I'm still trying to re-balance my life in terms of the increased pain I've experienced over the past year. I have to keep on writing: it's almost the only way I have to earn a living, given my physical limitations, but the pain has certainly slowed me down. I have multiple books very close to completion now (over 75%), and I hope to publish several this year if my body backs off a bit and lets me finish them. I hope my readers will forgive the delay. I really don't want it, but there are times when I simply can't produce quality output that meets the high standards I set for myself. I'm doing my best. Unless I find a literary sugar-daddy (a critter I don't think exists), I'll have to continue to earn my bread by the sweat of my brow in the old-fashioned way.

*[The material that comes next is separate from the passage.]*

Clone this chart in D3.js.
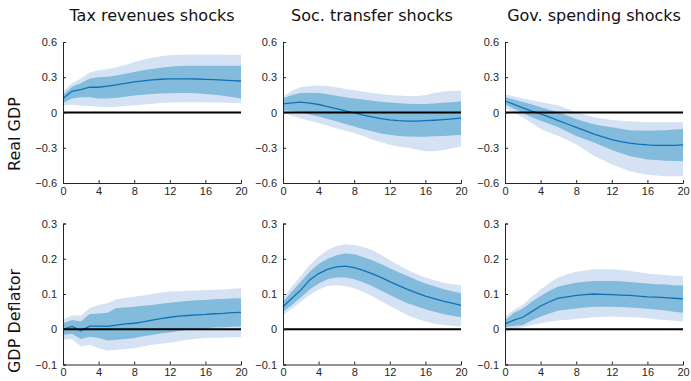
<!DOCTYPE html>
<html>
<head>
<meta charset="utf-8">
<script src="https://cdn.jsdelivr.net/npm/d3@7"></script>
<style>
  html, body { margin: 0; padding: 0; background: #fff; }
  svg { display: block; }
</style>
</head>
<body>
<svg id="chart" width="691" height="381"></svg>
<script>
// Impulse responses, horizons 0..20 quarters: median, 68% band, 90% band
const horizons = d3.range(0, 21);
const shockTitles = ["Tax revenues shocks", "Soc. transfer shocks", "Gov. spending shocks"];
const variableLabels = ["Real GDP", "GDP Deflator"];
const xTicks = [0, 4, 8, 12, 16, 20];
const gdpTicks = [-0.6, -0.3, 0, 0.3, 0.6];
const deflTicks = [-0.1, 0, 0.1, 0.2, 0.3];

// Tax revenues shock -> Real GDP
const taxGdpMed  = [0.12,0.18,0.195,0.215,0.215,0.225,0.235,0.248,0.26,0.27,0.278,0.283,0.286,0.287,0.287,0.285,0.282,0.279,0.276,0.272,0.268];
const taxGdpHi68 = [0.15,0.22,0.25,0.29,0.30,0.305,0.315,0.33,0.345,0.36,0.37,0.38,0.39,0.395,0.397,0.398,0.398,0.398,0.398,0.398,0.398];
const taxGdpLo68 = [0.08,0.12,0.13,0.13,0.12,0.12,0.125,0.135,0.145,0.152,0.158,0.162,0.164,0.165,0.165,0.163,0.158,0.152,0.143,0.132,0.12];
const taxGdpHi90 = [0.18,0.25,0.29,0.34,0.36,0.37,0.385,0.405,0.43,0.45,0.465,0.478,0.487,0.492,0.494,0.494,0.494,0.493,0.492,0.491,0.49];
const taxGdpLo90 = [0.06,0.065,0.06,0.055,0.048,0.045,0.05,0.055,0.062,0.068,0.075,0.08,0.085,0.087,0.088,0.088,0.087,0.085,0.083,0.08,0.078];

// Social transfer shock -> Real GDP
const socGdpMed  = [0.074,0.082,0.088,0.08,0.068,0.05,0.032,0.014,-0.004,-0.022,-0.038,-0.052,-0.062,-0.07,-0.073,-0.073,-0.07,-0.066,-0.061,-0.055,-0.048];
const socGdpHi68 = [0.12,0.15,0.165,0.168,0.165,0.155,0.142,0.13,0.12,0.11,0.10,0.092,0.085,0.078,0.074,0.072,0.072,0.076,0.082,0.088,0.095];
const socGdpLo68 = [0.02,0.012,0.0,-0.018,-0.035,-0.055,-0.075,-0.098,-0.12,-0.14,-0.16,-0.178,-0.19,-0.2,-0.205,-0.207,-0.206,-0.203,-0.2,-0.195,-0.19];
const socGdpHi90 = [0.135,0.185,0.215,0.225,0.23,0.225,0.215,0.2,0.19,0.178,0.165,0.157,0.15,0.145,0.14,0.14,0.148,0.165,0.178,0.182,0.185];
const socGdpLo90 = [-0.005,-0.028,-0.05,-0.07,-0.09,-0.112,-0.135,-0.155,-0.175,-0.2,-0.23,-0.252,-0.275,-0.29,-0.30,-0.315,-0.33,-0.33,-0.32,-0.305,-0.29];

// Government spending shock -> Real GDP
const govGdpMed  = [0.098,0.07,0.04,0.011,-0.012,-0.04,-0.07,-0.098,-0.126,-0.155,-0.184,-0.208,-0.23,-0.247,-0.26,-0.269,-0.276,-0.279,-0.28,-0.279,-0.276];
const govGdpHi68 = [0.13,0.11,0.09,0.068,0.045,0.024,0.003,-0.025,-0.055,-0.078,-0.1,-0.114,-0.126,-0.139,-0.15,-0.153,-0.155,-0.154,-0.15,-0.145,-0.14];
const govGdpLo68 = [0.07,0.032,-0.005,-0.04,-0.07,-0.098,-0.126,-0.163,-0.2,-0.228,-0.256,-0.288,-0.32,-0.345,-0.37,-0.385,-0.4,-0.405,-0.41,-0.412,-0.414];
const govGdpHi90 = [0.155,0.138,0.12,0.105,0.09,0.075,0.06,0.032,0.003,-0.018,-0.04,-0.052,-0.063,-0.07,-0.075,-0.079,-0.083,-0.083,-0.083,-0.083,-0.083];
const govGdpLo90 = [0.04,0.0,-0.04,-0.09,-0.14,-0.17,-0.2,-0.235,-0.27,-0.32,-0.37,-0.405,-0.443,-0.47,-0.5,-0.515,-0.53,-0.537,-0.543,-0.543,-0.543];

// Tax revenues shock -> GDP deflator
const taxDefMed  = [0.0,0.008,-0.004,0.009,0.009,0.008,0.012,0.015,0.017,0.021,0.026,0.03,0.034,0.037,0.039,0.041,0.042,0.044,0.045,0.047,0.048];
const taxDefHi68 = [0.017,0.026,0.022,0.043,0.045,0.047,0.06,0.062,0.064,0.067,0.069,0.072,0.075,0.078,0.08,0.082,0.083,0.085,0.086,0.087,0.088];
const taxDefLo68 = [-0.016,-0.013,-0.028,-0.021,-0.025,-0.032,-0.03,-0.028,-0.025,-0.02,-0.016,-0.012,-0.009,-0.005,-0.002,0.001,0.003,0.005,0.006,0.007,0.008];
const taxDefHi90 = [0.026,0.04,0.038,0.06,0.069,0.074,0.085,0.089,0.092,0.096,0.1,0.104,0.107,0.108,0.109,0.11,0.111,0.112,0.113,0.115,0.116];
const taxDefLo90 = [-0.03,-0.028,-0.049,-0.044,-0.054,-0.06,-0.058,-0.056,-0.054,-0.049,-0.044,-0.041,-0.038,-0.034,-0.03,-0.027,-0.025,-0.024,-0.024,-0.023,-0.023];

// Social transfer shock -> GDP deflator
const socDefMed  = [0.064,0.088,0.111,0.14,0.158,0.17,0.177,0.179,0.175,0.167,0.158,0.147,0.135,0.124,0.113,0.103,0.094,0.087,0.08,0.074,0.068];
const socDefHi68 = [0.078,0.107,0.135,0.163,0.185,0.2,0.21,0.215,0.213,0.205,0.196,0.185,0.173,0.162,0.151,0.14,0.13,0.122,0.114,0.108,0.102];
const socDefLo68 = [0.05,0.069,0.09,0.113,0.13,0.142,0.147,0.147,0.142,0.133,0.123,0.11,0.097,0.085,0.074,0.065,0.057,0.05,0.043,0.038,0.034];
const socDefHi90 = [0.088,0.121,0.151,0.182,0.206,0.225,0.236,0.241,0.239,0.233,0.225,0.211,0.196,0.182,0.168,0.157,0.147,0.139,0.132,0.128,0.125];
const socDefLo90 = [0.04,0.059,0.078,0.097,0.113,0.123,0.125,0.123,0.116,0.106,0.094,0.08,0.066,0.053,0.04,0.03,0.022,0.016,0.012,0.01,0.008];

// Government spending shock -> GDP deflator
const govDefMed  = [0.015,0.026,0.034,0.05,0.066,0.078,0.088,0.092,0.096,0.098,0.1,0.099,0.098,0.097,0.096,0.094,0.092,0.091,0.09,0.088,0.086];
const govDefHi68 = [0.026,0.047,0.059,0.078,0.094,0.109,0.121,0.127,0.132,0.135,0.137,0.137,0.137,0.136,0.134,0.132,0.13,0.128,0.127,0.125,0.124];
const govDefLo68 = [0.006,0.009,0.012,0.025,0.036,0.045,0.053,0.056,0.059,0.062,0.064,0.064,0.064,0.063,0.062,0.06,0.058,0.056,0.053,0.05,0.047];
const govDefHi90 = [0.036,0.055,0.069,0.092,0.113,0.132,0.147,0.156,0.163,0.167,0.17,0.17,0.17,0.168,0.166,0.162,0.158,0.156,0.154,0.152,0.151];
const govDefLo90 = [-0.002,0.0,0.006,0.012,0.017,0.022,0.025,0.027,0.029,0.032,0.034,0.035,0.036,0.035,0.034,0.033,0.031,0.028,0.026,0.024,0.022];

// Panel grid: rows = variables, columns = shocks
const panels = [
  [
    { med: taxGdpMed, lo68: taxGdpLo68, hi68: taxGdpHi68, lo90: taxGdpLo90, hi90: taxGdpHi90 },
    { med: socGdpMed, lo68: socGdpLo68, hi68: socGdpHi68, lo90: socGdpLo90, hi90: socGdpHi90 },
    { med: govGdpMed, lo68: govGdpLo68, hi68: govGdpHi68, lo90: govGdpLo90, hi90: govGdpHi90 }
  ],
  [
    { med: taxDefMed, lo68: taxDefLo68, hi68: taxDefHi68, lo90: taxDefLo90, hi90: taxDefHi90 },
    { med: socDefMed, lo68: socDefLo68, hi68: socDefHi68, lo90: socDefLo90, hi90: socDefHi90 },
    { med: govDefMed, lo68: govDefLo68, hi68: govDefHi68, lo90: govDefLo90, hi90: govDefHi90 }
  ]
];
const rowTicks = [gdpTicks, deflTicks];

// Layout
const colLeft = [63, 283, 505];
const rowTop = [42, 223.5];
const plotW = 178;
const plotH = 141;
const rowLabelY = [134, 321];

const colors = {
  band90: "#d5e2f4",
  band68: "#82bbdb",
  median: "#0f72b8",
  axis: "#262626"
};

const svg = d3.select("#chart");

shockTitles.forEach((t, c) => {
  svg.append("text")
    .attr("x", colLeft[c] + plotW / 2)
    .attr("y", 21)
    .attr("text-anchor", "middle")
    .attr("font-family", "DejaVu Sans, sans-serif")
    .attr("font-size", 16)
    .attr("fill", "#111")
    .text(t);
});

variableLabels.forEach((t, r) => {
  svg.append("text")
    .attr("transform", `translate(20,${rowLabelY[r]}) rotate(-90)`)
    .attr("text-anchor", "middle")
    .attr("font-family", "DejaVu Sans, sans-serif")
    .attr("font-size", 16)
    .attr("fill", "#111")
    .text(t);
});

panels.forEach((row, r) => {
  const ticks = rowTicks[r];
  row.forEach((p, c) => {
    const g = svg.append("g").attr("transform", `translate(${colLeft[c]},${rowTop[r]})`);
    const x = d3.scaleLinear().domain([0, 20]).range([0, plotW]);
    const y = d3.scaleLinear().domain([ticks[0], ticks[ticks.length - 1]]).range([plotH, 0]);

    const band = (lo, hi) => d3.area()
      .x((d, i) => x(horizons[i]))
      .y0((d, i) => y(lo[i]))
      .y1((d, i) => y(hi[i]));

    g.append("path").datum(horizons).attr("d", band(p.lo90, p.hi90)).attr("fill", colors.band90);
    g.append("path").datum(horizons).attr("d", band(p.lo68, p.hi68)).attr("fill", colors.band68);

    g.append("path")
      .datum(horizons)
      .attr("d", d3.line().x((d, i) => x(horizons[i])).y((d, i) => y(p.med[i])))
      .attr("fill", "none")
      .attr("stroke", colors.median)
      .attr("stroke-width", 1.3);

    // zero reference line
    g.append("line")
      .attr("x1", x(0)).attr("x2", x(20))
      .attr("y1", y(0)).attr("y2", y(0))
      .attr("stroke", "#000")
      .attr("stroke-width", 2);

    // axes with inward ticks
    const xAxis = d3.axisBottom(x).tickValues(xTicks).tickSize(-3).tickPadding(6).tickFormat(d3.format("d"));
    const yAxis = d3.axisLeft(y).tickValues(ticks).tickSize(-3).tickPadding(6).tickFormat(d => d === 0 ? "0" : d3.format(".1f")(d));

    const gx = g.append("g").attr("transform", `translate(0,${plotH})`).call(xAxis);
    const gy = g.append("g").call(yAxis);
    [gx, gy].forEach(a => {
      a.select(".domain").attr("stroke", colors.axis).attr("stroke-width", 1);
      a.selectAll(".tick line").attr("stroke", colors.axis);
      a.selectAll("text")
        .attr("fill", colors.axis)
        .attr("font-family", "Liberation Sans, Arial, sans-serif")
        .attr("font-size", 11);
    });
    gx.selectAll("text").attr("dy", "0.5em");
    gy.selectAll("text").attr("dx", "0");
  });
});
</script>
</body>
</html>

I guess the point of this rambling discourse is really to say: try to understand the people in your life who are afflicted by ongoing pain issues. It's the most debilitating, depressing, exhausting thing you can imagine, far more bitter in its effects on your mind than it is on your body. It's a burden you can never put down. You can only learn to live with it. If some people find they can no longer do that, and decide they have to end it, please don't condemn them for that. It's hard enough on those they leave behind, many of whom can't or won't understand why their loved one would "abandon them" like that. They can't understand from the inside that the burden of pain can grow so great, one can't think of anything else, and can't bear it any more. I can only thank God that so far, I've not been driven to that extremity. By his grace, I hope never to get there.
If you know a person who's battling with chronic pain, please try to help them as much as they'll let you. They probably won't take kindly to someone trying to "mother" them, or be a Karen, or smother them with unwanted assistance. Take the time to get to know them, and for them to let you through the barriers hurting people always erect (I know this: I've done it myself). Then, find out how you can help. Go the extra mile for them, if you can. Precious few others will do so in this largely uncaring world. They may even have been abandoned by their family because they're "difficult", or "troublesome", or whatever. Perhaps you can help fill that gap, and bring at least some healing to them. For those who are Christians, this falls under St. Paul's admonishment to "Bear one another’s burdens, and so fulfill the law of Christ". Pain is a heck of a burden. Some, like Sgt. Bob, find it so hard to bear that it eventually becomes impossible. Help them bear up under the load before things reach that stage.
To all my readers who suffer from ongoing pain: find others you can talk to about it, people who'll understand. A listening ear and a shoulder to cry on (sometimes literally) can be a life-saver. We can also learn from others what's worked to help them, that we may be able to try for ourselves. If we help each other stay upright, we can stagger down the road together a bit further. That's a whole lot better than despair.